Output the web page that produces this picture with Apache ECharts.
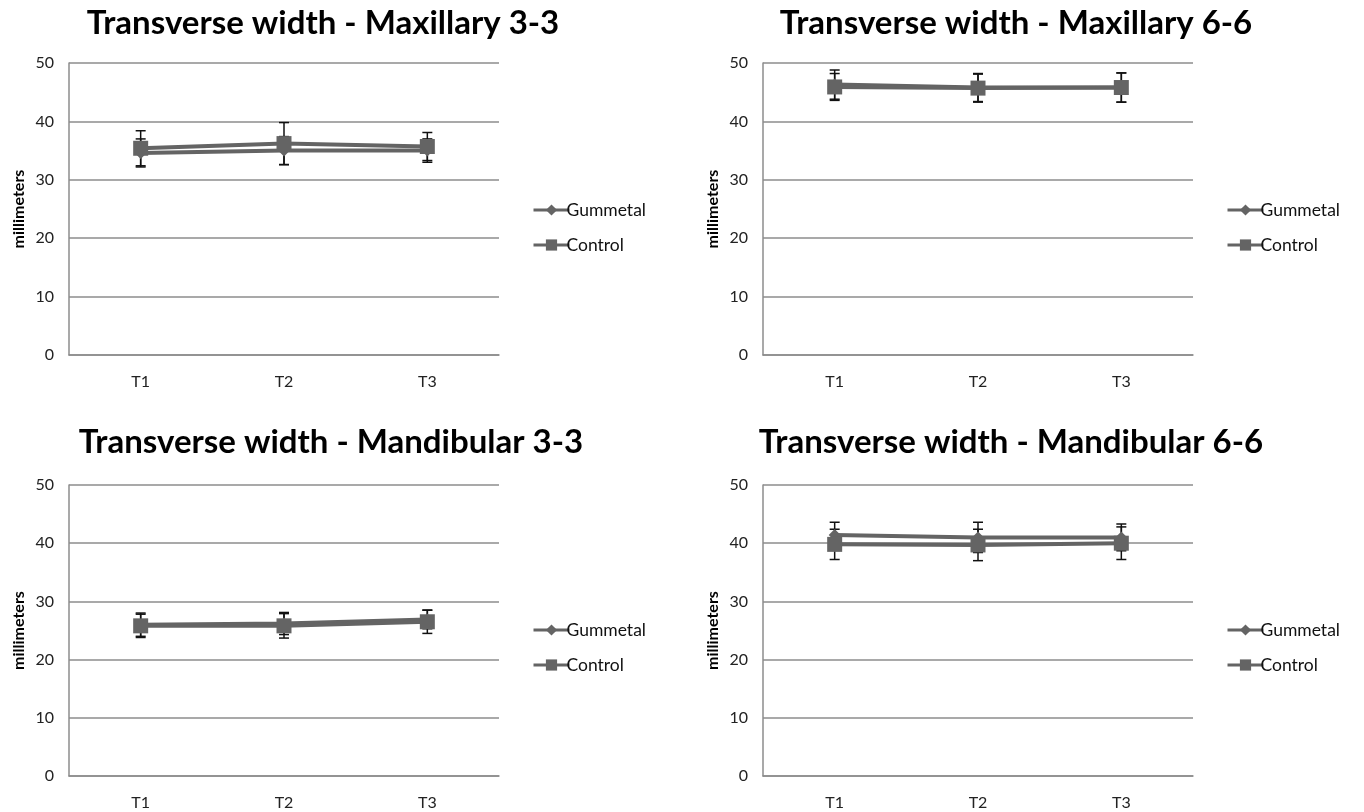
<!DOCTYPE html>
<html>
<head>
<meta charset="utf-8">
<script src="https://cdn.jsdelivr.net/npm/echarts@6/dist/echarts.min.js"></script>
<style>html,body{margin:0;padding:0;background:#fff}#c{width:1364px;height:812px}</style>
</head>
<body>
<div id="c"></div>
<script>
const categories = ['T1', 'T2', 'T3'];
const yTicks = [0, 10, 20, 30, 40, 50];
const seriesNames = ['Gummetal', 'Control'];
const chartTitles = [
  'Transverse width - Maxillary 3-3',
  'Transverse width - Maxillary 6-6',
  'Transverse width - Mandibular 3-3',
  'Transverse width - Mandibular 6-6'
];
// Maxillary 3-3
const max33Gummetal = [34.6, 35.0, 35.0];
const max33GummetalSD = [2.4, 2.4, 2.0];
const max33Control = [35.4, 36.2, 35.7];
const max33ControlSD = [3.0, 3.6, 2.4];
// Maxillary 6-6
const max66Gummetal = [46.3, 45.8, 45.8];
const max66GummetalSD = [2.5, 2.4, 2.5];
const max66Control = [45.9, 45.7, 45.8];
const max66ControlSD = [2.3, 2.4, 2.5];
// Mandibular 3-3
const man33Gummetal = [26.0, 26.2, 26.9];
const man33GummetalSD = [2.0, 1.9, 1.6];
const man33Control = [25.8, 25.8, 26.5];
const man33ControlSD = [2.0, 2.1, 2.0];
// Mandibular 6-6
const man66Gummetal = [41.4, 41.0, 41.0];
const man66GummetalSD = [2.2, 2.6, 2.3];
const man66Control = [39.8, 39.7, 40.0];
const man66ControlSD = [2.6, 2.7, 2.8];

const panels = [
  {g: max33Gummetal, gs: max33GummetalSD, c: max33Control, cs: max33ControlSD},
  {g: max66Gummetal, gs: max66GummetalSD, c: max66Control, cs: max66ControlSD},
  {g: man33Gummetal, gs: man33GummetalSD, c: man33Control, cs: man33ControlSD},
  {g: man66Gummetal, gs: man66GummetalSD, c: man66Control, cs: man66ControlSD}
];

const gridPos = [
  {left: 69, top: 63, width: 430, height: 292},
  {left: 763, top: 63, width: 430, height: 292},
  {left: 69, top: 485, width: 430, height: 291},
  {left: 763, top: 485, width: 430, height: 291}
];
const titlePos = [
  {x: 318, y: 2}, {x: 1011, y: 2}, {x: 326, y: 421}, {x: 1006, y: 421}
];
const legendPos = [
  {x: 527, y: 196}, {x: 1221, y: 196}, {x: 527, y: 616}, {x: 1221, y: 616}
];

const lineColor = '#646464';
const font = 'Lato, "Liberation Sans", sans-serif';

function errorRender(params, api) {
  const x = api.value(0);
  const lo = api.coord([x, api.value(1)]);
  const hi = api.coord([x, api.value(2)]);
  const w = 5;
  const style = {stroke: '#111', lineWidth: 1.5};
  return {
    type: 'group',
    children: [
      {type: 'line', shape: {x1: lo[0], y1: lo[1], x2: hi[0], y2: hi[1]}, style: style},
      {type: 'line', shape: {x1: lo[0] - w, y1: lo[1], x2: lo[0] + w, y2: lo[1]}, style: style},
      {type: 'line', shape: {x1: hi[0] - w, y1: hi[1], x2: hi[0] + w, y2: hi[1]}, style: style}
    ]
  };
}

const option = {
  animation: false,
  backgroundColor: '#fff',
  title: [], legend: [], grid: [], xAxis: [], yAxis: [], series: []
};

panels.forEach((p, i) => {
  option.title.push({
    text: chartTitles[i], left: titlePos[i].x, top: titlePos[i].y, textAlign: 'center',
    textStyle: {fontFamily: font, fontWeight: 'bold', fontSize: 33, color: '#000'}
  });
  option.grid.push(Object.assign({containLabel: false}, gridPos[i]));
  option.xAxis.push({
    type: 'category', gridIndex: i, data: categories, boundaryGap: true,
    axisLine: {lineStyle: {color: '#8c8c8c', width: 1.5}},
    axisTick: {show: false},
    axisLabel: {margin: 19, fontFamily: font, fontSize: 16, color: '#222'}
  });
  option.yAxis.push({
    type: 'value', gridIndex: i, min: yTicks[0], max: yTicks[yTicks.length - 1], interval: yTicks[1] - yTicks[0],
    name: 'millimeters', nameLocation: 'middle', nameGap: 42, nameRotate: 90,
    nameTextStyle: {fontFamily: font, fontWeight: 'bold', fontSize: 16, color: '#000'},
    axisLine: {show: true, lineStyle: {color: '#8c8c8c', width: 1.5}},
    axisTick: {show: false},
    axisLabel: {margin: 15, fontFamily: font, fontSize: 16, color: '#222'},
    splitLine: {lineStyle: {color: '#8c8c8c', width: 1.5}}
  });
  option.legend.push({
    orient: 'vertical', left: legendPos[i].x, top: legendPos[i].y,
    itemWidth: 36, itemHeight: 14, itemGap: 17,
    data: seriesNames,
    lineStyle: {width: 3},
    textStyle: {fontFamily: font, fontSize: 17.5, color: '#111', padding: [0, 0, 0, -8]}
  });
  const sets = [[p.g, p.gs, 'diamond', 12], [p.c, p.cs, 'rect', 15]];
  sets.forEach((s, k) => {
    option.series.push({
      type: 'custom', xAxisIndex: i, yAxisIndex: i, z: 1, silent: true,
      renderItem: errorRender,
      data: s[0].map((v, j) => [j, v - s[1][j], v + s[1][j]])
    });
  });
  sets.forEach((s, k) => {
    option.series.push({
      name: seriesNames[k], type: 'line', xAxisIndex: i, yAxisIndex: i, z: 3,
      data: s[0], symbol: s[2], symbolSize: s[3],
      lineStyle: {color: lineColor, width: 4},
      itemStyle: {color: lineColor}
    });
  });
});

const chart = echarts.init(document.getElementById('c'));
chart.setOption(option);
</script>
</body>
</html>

********************

EXERCISE GOAL - Return the listing above in full and without alteration, excluding its pictures.

FINAL RESULT -
Output the web page that produces this picture with Apache ECharts.
<!DOCTYPE html>
<html>
<head>
<meta charset="utf-8">
<script src="https://cdn.jsdelivr.net/npm/echarts@6/dist/echarts.min.js"></script>
<style>html,body{margin:0;padding:0;background:#fff}#c{width:1364px;height:812px}</style>
</head>
<body>
<div id="c"></div>
<script>
const categories = ['T1', 'T2', 'T3'];
const yTicks = [0, 10, 20, 30, 40, 50];
const seriesNames = ['Gummetal', 'Control'];
const chartTitles = [
  'Transverse width - Maxillary 3-3',
  'Transverse width - Maxillary 6-6',
  'Transverse width - Mandibular 3-3',
  'Transverse width - Mandibular 6-6'
];
// Maxillary 3-3
const max33Gummetal = [34.6, 35.0, 35.0];
const max33GummetalSD = [2.4, 2.4, 2.0];
const max33Control = [35.4, 36.2, 35.7];
const max33ControlSD = [3.0, 3.6, 2.4];
// Maxillary 6-6
const max66Gummetal = [46.3, 45.8, 45.8];
const max66GummetalSD = [2.5, 2.4, 2.5];
const max66Control = [45.9, 45.7, 45.8];
const max66ControlSD = [2.3, 2.4, 2.5];
// Mandibular 3-3
const man33Gummetal = [26.0, 26.2, 26.9];
const man33GummetalSD = [2.0, 1.9, 1.6];
const man33Control = [25.8, 25.8, 26.5];
const man33ControlSD = [2.0, 2.1, 2.0];
// Mandibular 6-6
const man66Gummetal = [41.4, 41.0, 41.0];
const man66GummetalSD = [2.2, 2.6, 2.3];
const man66Control = [39.8, 39.7, 40.0];
const man66ControlSD = [2.6, 2.7, 2.8];

const panels = [
  {g: max33Gummetal, gs: max33GummetalSD, c: max33Control, cs: max33ControlSD},
  {g: max66Gummetal, gs: max66GummetalSD, c: max66Control, cs: max66ControlSD},
  {g: man33Gummetal, gs: man33GummetalSD, c: man33Control, cs: man33ControlSD},
  {g: man66Gummetal, gs: man66GummetalSD, c: man66Control, cs: man66ControlSD}
];

const gridPos = [
  {left: 69, top: 63, width: 430, height: 292},
  {left: 763, top: 63, width: 430, height: 292},
  {left: 69, top: 485, width: 430, height: 291},
  {left: 763, top: 485, width: 430, height: 291}
];
const titlePos = [
  {x: 318, y: 2}, {x: 1011, y: 2}, {x: 326, y: 421}, {x: 1006, y: 421}
];
const legendPos = [
  {x: 527, y: 196}, {x: 1221, y: 196}, {x: 527, y: 616}, {x: 1221, y: 616}
];

const lineColor = '#646464';
const font = 'Lato, "Liberation Sans", sans-serif';

function errorRender(params, api) {
  const x = api.value(0);
  const lo = api.coord([x, api.value(1)]);
  const hi = api.coord([x, api.value(2)]);
  const w = 5;
  const style = {stroke: '#111', lineWidth: 1.5};
  return {
    type: 'group',
    children: [
      {type: 'line', shape: {x1: lo[0], y1: lo[1], x2: hi[0], y2: hi[1]}, style: style},
      {type: 'line', shape: {x1: lo[0] - w, y1: lo[1], x2: lo[0] + w, y2: lo[1]}, style: style},
      {type: 'line', shape: {x1: hi[0] - w, y1: hi[1], x2: hi[0] + w, y2: hi[1]}, style: style}
    ]
  };
}

const option = {
  animation: false,
  backgroundColor: '#fff',
  title: [], legend: [], grid: [], xAxis: [], yAxis: [], series: []
};

panels.forEach((p, i) => {
  option.title.push({
    text: chartTitles[i], left: titlePos[i].x, top: titlePos[i].y, textAlign: 'center',
    textStyle: {fontFamily: font, fontWeight: 'bold', fontSize: 33, color: '#000'}
  });
  option.grid.push(Object.assign({containLabel: false}, gridPos[i]));
  option.xAxis.push({
    type: 'category', gridIndex: i, data: categories, boundaryGap: true,
    axisLine: {lineStyle: {color: '#8c8c8c', width: 1.5}},
    axisTick: {show: false},
    axisLabel: {margin: 19, fontFamily: font, fontSize: 16, color: '#222'}
  });
  option.yAxis.push({
    type: 'value', gridIndex: i, min: yTicks[0], max: yTicks[yTicks.length - 1], interval: yTicks[1] - yTicks[0],
    name: 'millimeters', nameLocation: 'middle', nameGap: 42, nameRotate: 90,
    nameTextStyle: {fontFamily: font, fontWeight: 'bold', fontSize: 16, color: '#000'},
    axisLine: {show: true, lineStyle: {color: '#8c8c8c', width: 1.5}},
    axisTick: {show: false},
    axisLabel: {margin: 15, fontFamily: font, fontSize: 16, color: '#222'},
    splitLine: {lineStyle: {color: '#8c8c8c', width: 1.5}}
  });
  option.legend.push({
    orient: 'vertical', left: legendPos[i].x, top: legendPos[i].y,
    itemWidth: 36, itemHeight: 14, itemGap: 17,
    data: seriesNames,
    lineStyle: {width: 3},
    textStyle: {fontFamily: font, fontSize: 17.5, color: '#111', padding: [0, 0, 0, -8]}
  });
  const sets = [[p.g, p.gs, 'diamond', 12], [p.c, p.cs, 'rect', 15]];
  sets.forEach((s, k) => {
    option.series.push({
      type: 'custom', xAxisIndex: i, yAxisIndex: i, z: 1, silent: true,
      renderItem: errorRender,
      data: s[0].map((v, j) => [j, v - s[1][j], v + s[1][j]])
    });
  });
  sets.forEach((s, k) => {
    option.series.push({
      name: seriesNames[k], type: 'line', xAxisIndex: i, yAxisIndex: i, z: 3,
      data: s[0], symbol: s[2], symbolSize: s[3],
      lineStyle: {color: lineColor, width: 4},
      itemStyle: {color: lineColor}
    });
  });
});

const chart = echarts.init(document.getElementById('c'));
chart.setOption(option);
</script>
</body>
</html>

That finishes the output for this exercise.